Only the lines from the one with "Reproduce this chart with matplotlib." through the one with "fontweight='bold', ha='center', va='center')", inclusive, should be echoed exactly; pictures are left out.

◆ **Records for the task**:
** START **

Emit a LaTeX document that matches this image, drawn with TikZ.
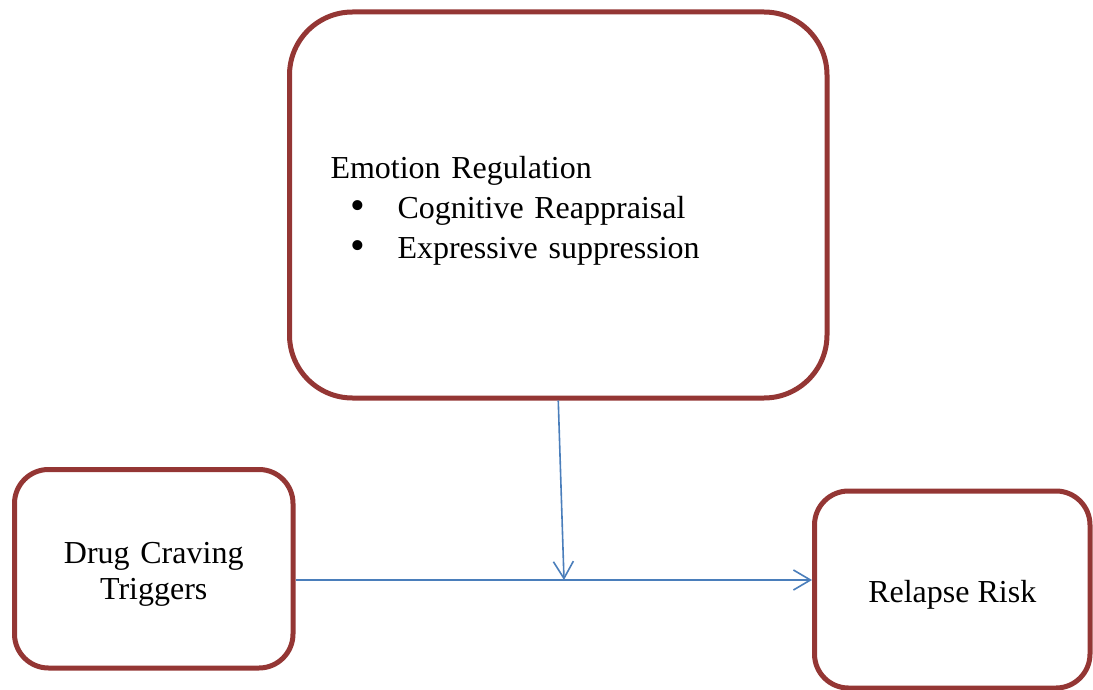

** END **
** START **

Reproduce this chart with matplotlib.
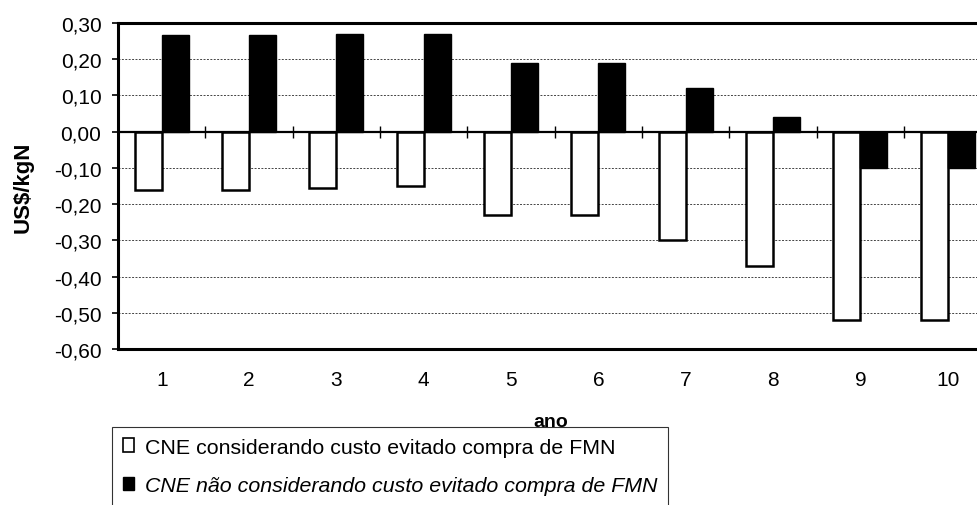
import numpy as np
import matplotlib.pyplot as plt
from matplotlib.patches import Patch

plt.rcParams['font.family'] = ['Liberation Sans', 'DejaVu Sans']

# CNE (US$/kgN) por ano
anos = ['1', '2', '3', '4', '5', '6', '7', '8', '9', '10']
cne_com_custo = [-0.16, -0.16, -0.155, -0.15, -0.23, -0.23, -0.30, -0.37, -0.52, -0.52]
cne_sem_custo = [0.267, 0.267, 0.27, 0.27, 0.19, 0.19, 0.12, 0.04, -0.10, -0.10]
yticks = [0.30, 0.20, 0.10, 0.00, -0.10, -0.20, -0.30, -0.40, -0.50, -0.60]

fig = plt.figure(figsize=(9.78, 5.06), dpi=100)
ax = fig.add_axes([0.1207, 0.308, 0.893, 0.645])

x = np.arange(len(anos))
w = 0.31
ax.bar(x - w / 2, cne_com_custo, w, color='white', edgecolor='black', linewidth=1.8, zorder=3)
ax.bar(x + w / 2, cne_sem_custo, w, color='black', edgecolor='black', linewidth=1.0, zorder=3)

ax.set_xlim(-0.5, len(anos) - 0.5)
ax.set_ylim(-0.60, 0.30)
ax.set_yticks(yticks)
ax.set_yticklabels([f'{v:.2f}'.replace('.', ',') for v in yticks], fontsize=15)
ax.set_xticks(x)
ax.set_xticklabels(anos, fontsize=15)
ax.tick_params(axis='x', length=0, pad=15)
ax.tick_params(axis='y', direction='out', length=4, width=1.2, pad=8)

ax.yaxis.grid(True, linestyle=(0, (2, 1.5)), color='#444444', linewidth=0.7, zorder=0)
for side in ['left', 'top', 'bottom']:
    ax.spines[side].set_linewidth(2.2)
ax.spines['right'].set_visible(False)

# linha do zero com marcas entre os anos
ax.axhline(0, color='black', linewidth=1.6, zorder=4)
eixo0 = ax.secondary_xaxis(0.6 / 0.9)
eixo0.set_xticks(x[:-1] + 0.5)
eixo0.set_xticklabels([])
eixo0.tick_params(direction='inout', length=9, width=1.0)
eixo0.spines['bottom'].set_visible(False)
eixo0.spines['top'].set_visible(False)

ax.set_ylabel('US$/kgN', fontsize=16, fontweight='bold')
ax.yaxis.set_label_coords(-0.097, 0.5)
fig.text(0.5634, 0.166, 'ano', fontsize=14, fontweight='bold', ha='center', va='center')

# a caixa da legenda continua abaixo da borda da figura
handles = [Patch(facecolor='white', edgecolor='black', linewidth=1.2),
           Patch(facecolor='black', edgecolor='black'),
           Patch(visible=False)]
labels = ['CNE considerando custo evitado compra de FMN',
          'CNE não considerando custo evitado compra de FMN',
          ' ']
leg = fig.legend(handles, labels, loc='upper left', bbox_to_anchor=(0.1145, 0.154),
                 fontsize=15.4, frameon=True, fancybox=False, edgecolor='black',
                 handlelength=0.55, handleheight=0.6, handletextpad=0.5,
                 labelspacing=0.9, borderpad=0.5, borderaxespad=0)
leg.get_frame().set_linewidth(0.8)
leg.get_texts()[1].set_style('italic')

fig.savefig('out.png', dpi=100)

** END **

◆ **Correct result**:
Reproduce this chart with matplotlib.
import numpy as np
import matplotlib.pyplot as plt
from matplotlib.patches import Patch

plt.rcParams['font.family'] = ['Liberation Sans', 'DejaVu Sans']

# CNE (US$/kgN) por ano
anos = ['1', '2', '3', '4', '5', '6', '7', '8', '9', '10']
cne_com_custo = [-0.16, -0.16, -0.155, -0.15, -0.23, -0.23, -0.30, -0.37, -0.52, -0.52]
cne_sem_custo = [0.267, 0.267, 0.27, 0.27, 0.19, 0.19, 0.12, 0.04, -0.10, -0.10]
yticks = [0.30, 0.20, 0.10, 0.00, -0.10, -0.20, -0.30, -0.40, -0.50, -0.60]

fig = plt.figure(figsize=(9.78, 5.06), dpi=100)
ax = fig.add_axes([0.1207, 0.308, 0.893, 0.645])

x = np.arange(len(anos))
w = 0.31
ax.bar(x - w / 2, cne_com_custo, w, color='white', edgecolor='black', linewidth=1.8, zorder=3)
ax.bar(x + w / 2, cne_sem_custo, w, color='black', edgecolor='black', linewidth=1.0, zorder=3)

ax.set_xlim(-0.5, len(anos) - 0.5)
ax.set_ylim(-0.60, 0.30)
ax.set_yticks(yticks)
ax.set_yticklabels([f'{v:.2f}'.replace('.', ',') for v in yticks], fontsize=15)
ax.set_xticks(x)
ax.set_xticklabels(anos, fontsize=15)
ax.tick_params(axis='x', length=0, pad=15)
ax.tick_params(axis='y', direction='out', length=4, width=1.2, pad=8)

ax.yaxis.grid(True, linestyle=(0, (2, 1.5)), color='#444444', linewidth=0.7, zorder=0)
for side in ['left', 'top', 'bottom']:
    ax.spines[side].set_linewidth(2.2)
ax.spines['right'].set_visible(False)

# linha do zero com marcas entre os anos
ax.axhline(0, color='black', linewidth=1.6, zorder=4)
eixo0 = ax.secondary_xaxis(0.6 / 0.9)
eixo0.set_xticks(x[:-1] + 0.5)
eixo0.set_xticklabels([])
eixo0.tick_params(direction='inout', length=9, width=1.0)
eixo0.spines['bottom'].set_visible(False)
eixo0.spines['top'].set_visible(False)

ax.set_ylabel('US$/kgN', fontsize=16, fontweight='bold')
ax.yaxis.set_label_coords(-0.097, 0.5)
fig.text(0.5634, 0.166, 'ano', fontsize=14, fontweight='bold', ha='center', va='center')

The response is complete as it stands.